Introduction

Phase modulation (PM) is a fundamental technique in modern digital communication systems, enabling efficient data transmission by encoding information in the phase of a carrier signal. Unlike amplitude or frequency modulation, PM maintains constant envelope amplitude, offering robust immunity to amplitude-based noise and nonlinear distortions—a key advantage in power-constrained and interference-prone environments. Implementing phase modulation in FPGAs (Field-Programmable Gate Arrays) provides engineers with a reconfigurable, high-speed, and parallel processing platform, ideal for custom communication links, software-defined radios, and satellite transponders. This article explores the theory, design components, implementation steps, challenges, and future directions for FPGA-based phase modulation, with an emphasis on production-ready techniques.

Phase Modulation Theory

In analog phase modulation, the instantaneous phase of a carrier wave is varied continuously by a modulating signal. In digital communications, the most common form is Phase Shift Keying (PSK), where discrete phase states represent digital symbols. For binary PSK (BPSK), two phases 0° and 180° encode 0 and 1, providing a simple yet robust scheme. Quadrature PSK (QPSK) uses four phase states (45°, 135°, 225°, 315°) to transmit two bits per symbol, doubling the data rate for the same bandwidth. Higher order modulation, such as 8-PSK or 16-PSK, packs more bits per symbol but requires higher signal-to-noise ratio (SNR) to maintain low error rates.

The constant envelope property of PM means that the transmitted signal amplitude does not carry information, making it less susceptible to fading and amplifier nonlinearities. This characteristic is especially valuable in satellite and wireless systems where power amplifiers operate near saturation.

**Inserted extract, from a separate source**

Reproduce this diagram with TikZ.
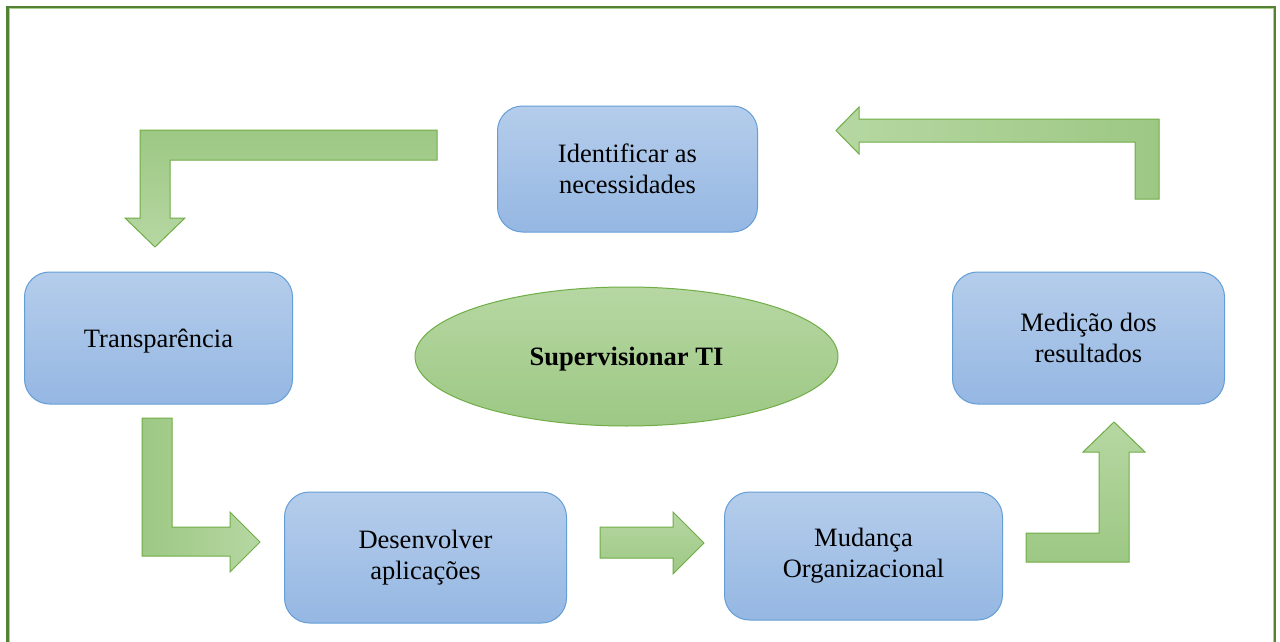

However, the receiver must accurately recover the carrier phase, which demands precise synchronization—often achieved through phase-locked loops (PLLs) or Costas loops implemented in FPGA logic.

For a deeper dive into PSK theory, refer to Wikipedia's article on Phase-shift keying.

FPGA Architecture for Phase Modulation

FPGAs are inherently suited for phase modulation due to their ability to run multiple data paths in parallel, their fine-grained timing control, and the availability of hardened DSP slices. Implementing PM in an FPGA typically involves a digital baseband processor that generates phase‑modulated samples, which are then converted to an analog signal by a high‑speed digital‑to‑analog converter (DAC). The digital core consists of three main blocks: a phase accumulator, a numerically controlled oscillator (NCO), and the DAC interface.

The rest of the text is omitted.